Combining the two identities we have

${\displaystyle {\frac {d}{dt}}\left[L-{\dot {x}}{\frac {dL}{\partial x}}\right]={\frac {\partial L}{\partial x}}{\frac {dx}{dt}}+{\frac {\partial L}{\partial {\dot {x}}}}{\frac {d^{2}x}{dt^{2}}}-{\frac {\partial L}{\partial {\dot {x}}}}{\frac {d^{2}x}{dt^{2}}}-{\frac {d}{dt}}\left[{\frac {\partial L}{\partial {\dot {x}}}}\right]{\frac {dx}{dt}}=\left({\frac {\partial L}{\partial x}}-{\frac {d}{dt}}\left[{\frac {\partial L}{\partial {\dot {x}}}}\right]\right){\frac {dx}{dt}}=0}$

.

The term in parentheses ${\displaystyle (...),}$ is Euler-Lagrange.

Hence

${\displaystyle {\frac {d}{dt}}\left[L-{\dot {x}}{\frac {dL}{\partial {\dot {x}}}}\right]=0}$

is equivalent to the Euler-Lagrange equations when ${\displaystyle L}$ does not depend on the integration variable.

We may immediately write

${\displaystyle L-{\dot {x}}{\frac {dL}{\partial {\dot {x}}}}=c}$

where ${\displaystyle c}$ is a constant.

Case II

Case II - ${\displaystyle L=L({\dot {x}})}$

The Lagrangian does not depend on ${\displaystyle x}$ or on the integration variable ${\displaystyle t}$.

With no explicit dependence of the Lagrangian on

${\displaystyle {\frac {d}{dt}}\left[{\frac {\partial L}{\partial {\dot {x}}_{j}}}\right]=0}$

implying that

${\displaystyle {\frac {\partial L}{\partial {\dot {x}}_{j}}}={\mbox{a constant vector}}.}$

Also, because ${\displaystyle L}$ does not depend on space

${\displaystyle {\frac {\partial L}{\partial x_{j}}}=0}$

implying that the Lagrangian ${\displaystyle L={\mbox{const.}}}$.

Physics Ramifications

If we consider the problems of mechanics that different forms of the Lagrangian represent, we see important ramifications regarding the nature of symmetries that lead to the equations of classical mechanics.

Free space, no potential, ${\displaystyle L=L({\dot {x}})}$

As above this implies that

${\displaystyle {\frac {\partial L}{\partial x}}=0}$ meaning that ${\displaystyle L}$ is constant with respect to the spatial coordinat ${\displaystyle x}$.

We also have from the Euler-Lagrange equations that

${\displaystyle {\frac {d}{dt}}\left[{\frac {\partial L}{\partial {\dot {x}}_{j}}}\right]=0}$

implying that

${\displaystyle {\frac {\partial L}{\partial {\dot {x}}_{j}}}=w_{j}}$

,

where ${\displaystyle w_{j}}$ is a constant vector.

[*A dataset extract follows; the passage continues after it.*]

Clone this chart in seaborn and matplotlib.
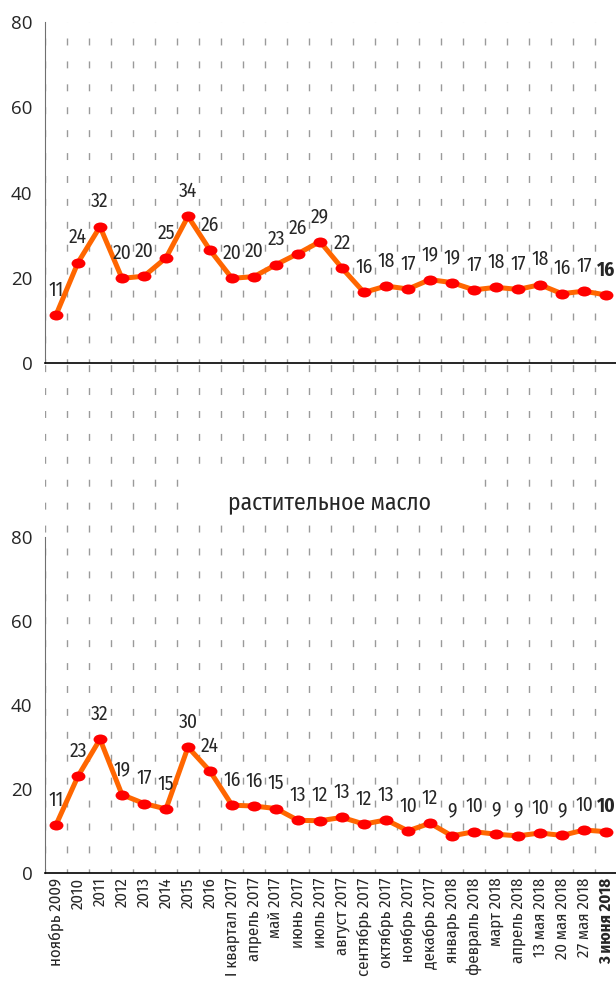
import numpy as np
import pandas as pd
import matplotlib
matplotlib.use("Agg")
import matplotlib.pyplot as plt
import seaborn as sns
from matplotlib.path import Path
from matplotlib.patches import Rectangle

# DATA
categories = ['ноябрь 2009', '2010', '2011', '2012', '2013', '2014', '2015', '2016',
              'I квартал 2017', 'апрель 2017', 'май 2017', 'июнь 2017', 'июль 2017',
              'август 2017', 'сентябрь 2017', 'октябрь 2017', 'ноябрь 2017',
              'декабрь 2017', 'январь 2018', 'февраль 2018', 'март 2018',
              'апрель 2018', '13 мая 2018', '20 мая 2018', '27 мая 2018', '3 июня 2018']

top_values = [11.3, 23.6, 32.0, 19.9, 20.4, 24.7, 34.4, 26.5, 19.9, 20.3, 23.1, 25.7, 28.5,
              22.3, 16.6, 18.1, 17.4, 19.6, 18.9, 17.2, 17.8, 17.3, 18.4, 16.3, 16.9, 16.0]
top_labels = ['11', '24', '32', '20', '20', '25', '34', '26', '20', '20', '23', '26', '29',
              '22', '16', '18', '17', '19', '19', '17', '18', '17', '18', '16', '17', '16']

oil_values = [11.5, 23.1, 31.9, 18.7, 16.6, 15.3, 30.0, 24.3, 16.2, 16.0, 15.4, 12.6, 12.5,
              13.3, 11.7, 12.7, 10.1, 11.9, 8.9, 9.9, 9.3, 8.9, 9.6, 9.0, 10.3, 9.9]
oil_labels = ['11', '23', '32', '19', '17', '15', '30', '24', '16', '16', '15', '13', '12',
              '13', '12', '13', '10', '12', '9', '10', '9', '9', '10', '9', '10', '10']

oil_title = 'растительное масло'
y_ticks = [0, 20, 40, 60, 80]

# STYLE
sns.set_style("white")
plt.rcParams['font.family'] = ['Open Sans', 'DejaVu Sans']
NARROW = ['Fira Sans Condensed', 'Open Sans', 'DejaVu Sans']

LINE_COLOR = '#FF6600'
MARKER_COLOR = '#FF0000'
GRID_COLOR = '#9a9a9a'

circ = Path.unit_circle()
ellipse = Path(circ.vertices * np.array([1.0, 0.72]), circ.codes)

n = len(categories)
x = np.arange(n)

fig = plt.figure(figsize=(6.16, 9.88), dpi=100)
W, H = 616, 988
left = 45 / W
width = 572 / W
ax2 = fig.add_axes([left, 1 - 873.3 / H, width, (873.3 - 363.3) / H])
ax1 = fig.add_axes([left, 1 - 363.3 / H, width, (363.3 - 21.7) / H])
ax1.patch.set_alpha(0)
ax1.set_zorder(2)


def draw_panel(ax, values, labels, ymax):
    df = pd.DataFrame({'x': x, 'y': values})
    sns.lineplot(data=df, x='x', y='y', ax=ax, color=LINE_COLOR, linewidth=3.6,
                 marker=ellipse, markersize=10, markerfacecolor=MARKER_COLOR,
                 markeredgewidth=0, zorder=3)
    for i, (v, lab) in enumerate(zip(values, labels)):
        ax.annotate(lab, (i, v), xytext=(0, 18), textcoords='offset points',
                    ha='center', va='center', fontsize=14, family=NARROW,
                    fontweight='bold' if i == n - 1 else 'normal', zorder=4)
    ax.set_xlim(-0.5, n - 0.5)
    ax.set_ylim(0, ymax)
    ax.set_yticks(y_ticks)
    ax.set_yticklabels([str(t) for t in y_ticks], fontsize=13.5)
    ax.set_xticks(x)
    ax.set_xticks(np.arange(n + 1) - 0.5, minor=True)
    ax.grid(False)
    ax.grid(which='minor', axis='x', color=GRID_COLOR, linewidth=1.0,
            linestyle=(2, (5, 11.5)))
    ax.tick_params(axis='x', which='major', length=0)
    ax.tick_params(axis='x', which='minor', direction='inout', length=8,
                   color=GRID_COLOR, width=1)
    ax.tick_params(axis='y', direction='out', length=5, width=1, color='#606060', pad=4)
    for s in ['top', 'right']:
        ax.spines[s].set_visible(False)
    ax.spines['left'].set_color('#707070')
    ax.spines['left'].set_bounds(0, 80)
    ax.spines['bottom'].set_color('black')
    ax.spines['bottom'].set_linewidth(1.2)
    ax.set_xlabel('')
    ax.set_ylabel('')


draw_panel(ax1, top_values, top_labels, 80)
ax1.set_xticklabels([])

draw_panel(ax2, oil_values, oil_labels, 121.3)
ax2.set_xticklabels(categories, rotation=90, fontsize=12, family=NARROW)
last = ax2.get_xticklabels()[-1]
last.set_fontweight('bold')
ax2.tick_params(axis='x', which='major', pad=3)

# title of the second panel on a white patch over the gridlines
fig.add_artist(Rectangle((181 / W, 1 - 522 / H), 302 / W, 44 / H,
                         transform=fig.transFigure, facecolor='white',
                         edgecolor='none', zorder=5))
fig.text(330 / W, 1 - 502 / H, oil_title, ha='center', va='center',
         fontsize=17, family=NARROW, zorder=6)

fig.savefig('out.png', dpi=100)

The last result follows because the partial derivative with respect to ${\displaystyle {\dot {x}}}$ is the gradient with respect to the velocity ${\displaystyle {\dot {x}}_{j}=v_{j}}$.

Thus, the Lagrangian cannot be a function of the direction of the velocity vector, meaning that the Lagrangian can only be a function of the magnitude of velocity, but not its direction. This is a statement of the isotropy of space.

The result implies that

${\displaystyle L=v_{j}w_{j}+c_{1}}$

,

where ${\displaystyle c_{1}}$ is a constant of integration.

By the isotropy of space

${\displaystyle v_{j}w_{j}=|v||w|\cos \theta }$

But because there can be no angular dependence, we may take ${\displaystyle w_{j}=Kv_{j}}$ and thus the expression for the Lagrangian becomes

${\displaystyle L=Kv_{j}v_{j}+c_{1}}$

.

The simplest model is of a particle traveling at a constant velocity, in a constant direction, which is the definition of an inertial frame.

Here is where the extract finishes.